Technology connects these layers when treated as infrastructure rather than novelty. Fibre-to-fibre processes and chemical recycling expand options when inputs are known and consistent. Digital product passports and item-level identifiers provide composition and history, and, with automated sorting, help align inputs with compatible processes. Better data also reduce contamination risk and improve yields.

Design decisions largely determine whether infrastructure can work. Material combinations and construction choices that hinder separation increase costs later in life. Circular design features that simplify disassembly and accurate identification help preserve material options later in life. Equally important are ownership and service models that keep responsibility for recovery with the party best placed to act. Leasing, take-back and lifetime repair schemes embed reverse logistics into business structure instead of leaving it to chance.

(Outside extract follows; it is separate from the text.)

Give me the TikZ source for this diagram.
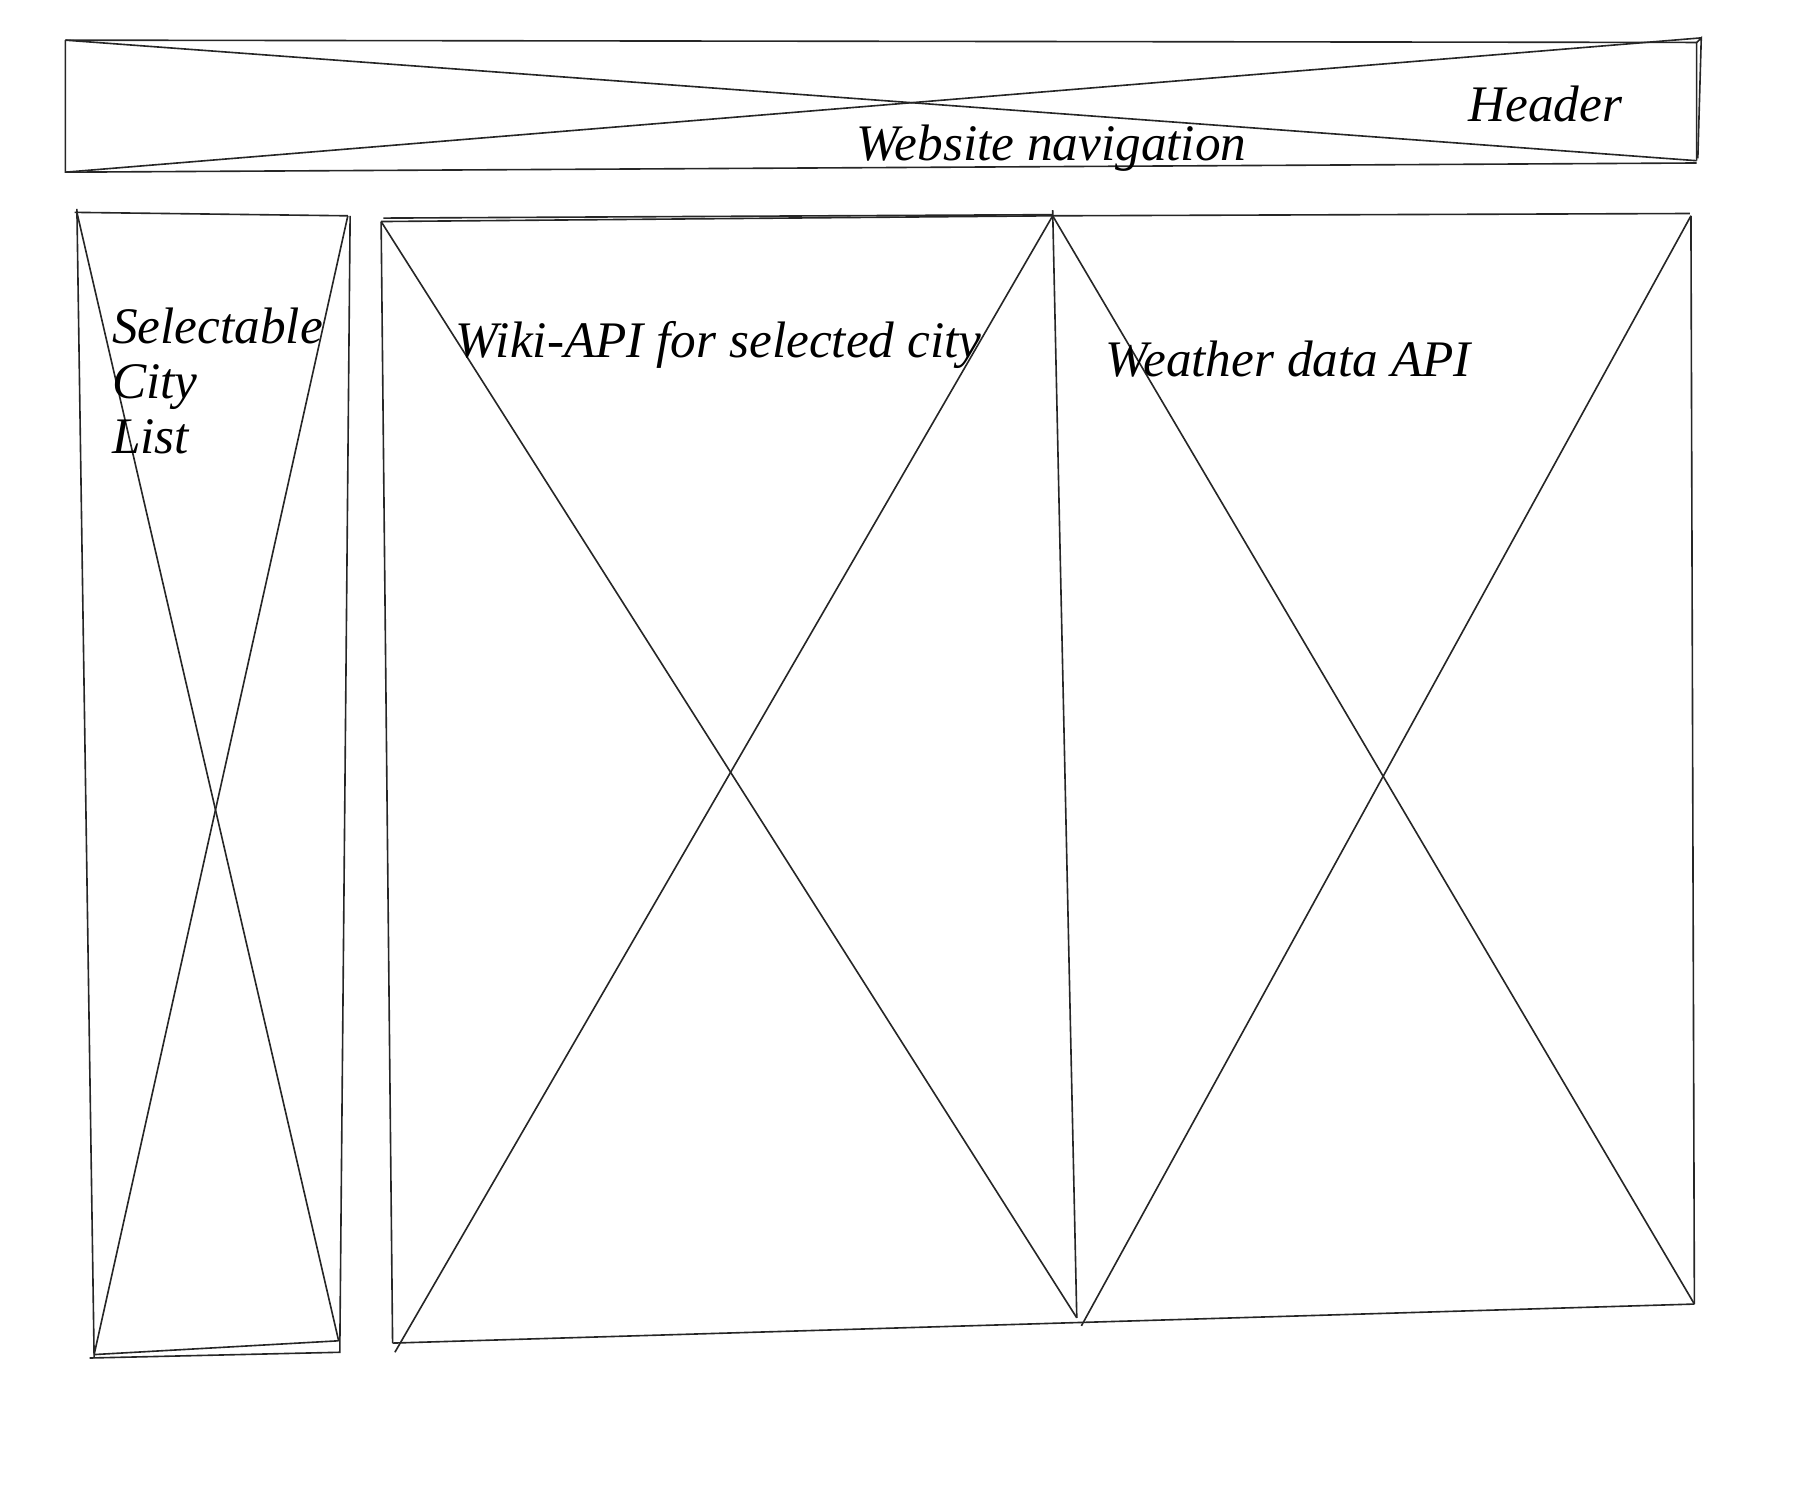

Policy can reinforce these shifts by aligning incentives across borders. Extended producer-responsibility frameworks and circular procurement policies can support demand for quality secondary materials when they specify verifiable standards. Harmonised classifications for waste and products reduce border frictions and lower risk for investments in collection, grading and reprocessing.

Collaboration gives the framework its momentum. Manufacturers, collectors, sorters and recyclers operate interdependently yet plan in isolation. Shared performance metrics and interoperable data make coordination practical by showing how one actor’s outputs become another’s inputs. With that visibility, pilots become infrastructure, and cascading shifts from vocabulary to governance: a measurable system that extends value, not simply diverts tonnage.

Ultimately, cascading’s promise lies in treating the textile economy as a network of recoveries rather than a line of disposal. The research synthesis offers the vocabulary; adoption will depend on whether industry actors turn vocabulary into practice, and practice into policy. If the first cascade mapped possibilities, the next will be measured by how deliberately connections are built, maintained and shared across products, regions and time.

Enablers of Cascading
  • Digital tracking links garments to appropriate reuse or recycling routes, creating feedback loops that connect inner and outer loops across regions.
  • Design strategies that allow materials to be separated cleanly reduce loss and contamination in remanufacture and fibre-to-fibre recycling.
  • Circular procurement by public buyers creates stable demand for high-quality secondary materials and reduces risk for investors.
  • Shared performance metrics on durability and traceability convert competition into coordination and let actors measure value retention rather than tonnage.
  • Collaboration platforms integrate data from manufacturers, sorters and recyclers, turning isolated pilots into a working logistics infrastructure.
Barriers to Scale
  • Infrastructure shortfalls in collection and sorting limit the volume and quality of textiles entering reuse and recycling streams.
  • Regulatory fragmentation across borders creates uncertainty over waste versus product status, discouraging cross-border investment.
  • Economic pressures favour volume over longevity, making inner-loop repair and remanufacture financially marginal.
  • Data gaps and incompatible systems prevent material visibility through successive uses and hide loss points in the chain.
  • Euro-centric focus of research and policy overlooks Global South reuse networks that already sustain large-scale cascading flows.